Please join SABA-DC in welcoming this year's Summer Public Interest Fellows. We have a very strong group this year, with summer positions in the U.S. Department of State, local D.C. government, and the U.S. Department of Justice.
The primary purpose of the SABA-DC Summer Fellowship Program is to help fund a student’s internship with a public interest organization for the benefit of the South Asian community and the metropolitan D.C. area. This year's class represents a significant expansion in the size of the program. We remain committed to supporting promising law students as they develop their public interest careers.
My name is Sonia Desai and I am a third-year law student at The George Washington University Law School. Prior to law school, I served as a U.S. Peace Corps Volunteer in Botswana for two years, where I assisted the Ministry of Education in the implementation of a national life skills education pilot program in the government schools. I graduated from the University of Miami, cum laude and Phi Beta Kappa, with majors in International Studies and Political Science, and minors in English and Ecosystem Science and Policy.
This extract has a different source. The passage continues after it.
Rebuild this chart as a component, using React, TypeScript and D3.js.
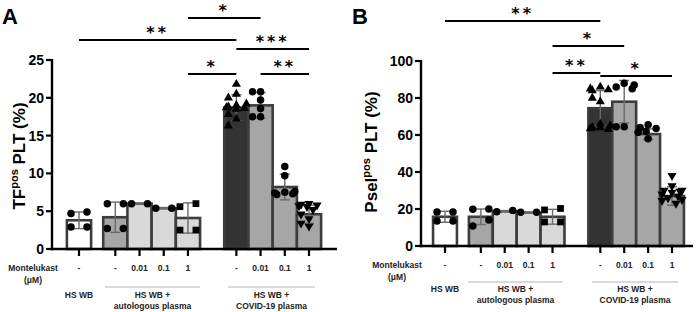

This summer, I will be interning at the Bureau for Democracy, Human Rights and Labor at the U.S. Department of State. In particular, I will be a Program Intern at the Office of Global Programs, where I will work to promote international legal standards for human rights through assignments that involve research and evaluation of complex democracy and international human rights issues and ensuring adequate oversight of legal assistance instruments. Through this internship, I hope to learn more about and gain experience with the practical utilization of international legal instruments by the U.S. government and the intersection between human rights law and international assistance.
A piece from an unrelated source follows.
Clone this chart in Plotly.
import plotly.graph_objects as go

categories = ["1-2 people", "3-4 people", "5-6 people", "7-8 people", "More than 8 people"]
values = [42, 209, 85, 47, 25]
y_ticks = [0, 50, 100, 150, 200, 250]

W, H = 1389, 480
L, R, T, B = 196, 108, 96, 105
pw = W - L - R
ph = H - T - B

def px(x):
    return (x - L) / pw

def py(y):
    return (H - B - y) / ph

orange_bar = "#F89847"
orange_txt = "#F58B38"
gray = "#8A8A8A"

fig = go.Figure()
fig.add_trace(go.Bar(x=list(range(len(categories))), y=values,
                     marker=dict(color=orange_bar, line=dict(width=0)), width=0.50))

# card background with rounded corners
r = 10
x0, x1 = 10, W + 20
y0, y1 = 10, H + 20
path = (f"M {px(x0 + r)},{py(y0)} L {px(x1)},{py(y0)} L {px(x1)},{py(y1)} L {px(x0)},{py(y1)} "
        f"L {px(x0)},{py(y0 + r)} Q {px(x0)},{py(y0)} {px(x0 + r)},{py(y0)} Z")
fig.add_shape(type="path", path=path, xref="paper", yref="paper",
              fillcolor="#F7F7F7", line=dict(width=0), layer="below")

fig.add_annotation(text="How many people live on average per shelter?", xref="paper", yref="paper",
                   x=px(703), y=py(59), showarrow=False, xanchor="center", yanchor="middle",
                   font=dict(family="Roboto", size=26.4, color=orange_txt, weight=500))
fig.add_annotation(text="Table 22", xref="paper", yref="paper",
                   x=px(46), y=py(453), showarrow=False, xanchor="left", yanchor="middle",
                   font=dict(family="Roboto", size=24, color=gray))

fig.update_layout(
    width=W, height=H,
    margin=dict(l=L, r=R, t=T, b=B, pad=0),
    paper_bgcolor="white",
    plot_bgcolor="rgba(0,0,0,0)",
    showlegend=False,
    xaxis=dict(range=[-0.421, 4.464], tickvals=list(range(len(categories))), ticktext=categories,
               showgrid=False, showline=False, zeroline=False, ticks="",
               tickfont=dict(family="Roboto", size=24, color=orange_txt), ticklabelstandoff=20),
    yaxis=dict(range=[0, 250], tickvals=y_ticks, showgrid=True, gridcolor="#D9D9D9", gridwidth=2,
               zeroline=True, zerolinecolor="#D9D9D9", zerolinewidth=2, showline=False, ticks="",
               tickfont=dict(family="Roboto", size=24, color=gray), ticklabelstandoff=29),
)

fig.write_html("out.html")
Originally from St. Louis, MO, I attended Saint Louis University where I majored in Political Science, International Studies and Women’s Studies. At SLU, I was the Pre-Law Department’s coordinator for community service and was lucky enough to help facilitate programs such as “ Missouri Youth In Government” and “Project Citizen” with local high school students. I ultimately earned masters degree at SLU in Political Science with a concentration in Law, Culture, and Politics. Prior to beginning law school, I spent two years serving as a Teach For America Corps Member, during which I received my teaching certification and taught 2nd, 4th, and 5th grade for the Saint Louis Public Schools District.
Recently, I completed my first year at The George Washington University Law School and will be working for the D.C. Rental Housing Commission this summer where I hope to hone my legal research and writing skills through drafting decisions regarding appeals to the agency.
My name is Keerat Pannu and I am a second year law student at George Mason University School of Law. I grew up in northern Virginia and attended college at Georgetown University. Upon graduating from law school I hope to pursue a career as a civil rights attorney. My interest in civil rights began when I interned for the NAACP Legal Defense and Educational Fund during college. Through this experience I was exposed to the power of a legal education. The attorneys I worked with had the ability to change the civil rights landscape, even history, and I was determined to follow in their footsteps. Since then I have pursued my passion for public service, and civil rights in particular, by interning with Chancellor Rhee at D.C. Public Schools, the Alliance for Excellent Education, and the White House.
This summer, I will be interning with the Office of General Counsel at the Executive Office for Immigration Review (EOIR), U.S. Department of Justice. EOIR’s mission is to adjudicate immigration cases by fairly, expeditiously, and uniformly interpreting and administering the Nation’s immigration laws. EOIR conducts immigration court proceedings, appellate reviews, and administrative hearings. These cases involve detained aliens, criminal aliens, and aliens seeking asylum as a form of relief from removal. During my internship with the EOIR, I will assist the Associate General Counsels with their work. The General Counsels work on the development of agency regulations, review and comment on proposed legislation, and respond to Freedom of Information and Privacy Act requests. They also administer EOIR’s Attorney Discipline Program and the Fraud Program, and coordinate EOIR’s involvement in litigation. Through this internship, I hope to gain a better understanding of immigration law and legal policymaking in the field of immigration.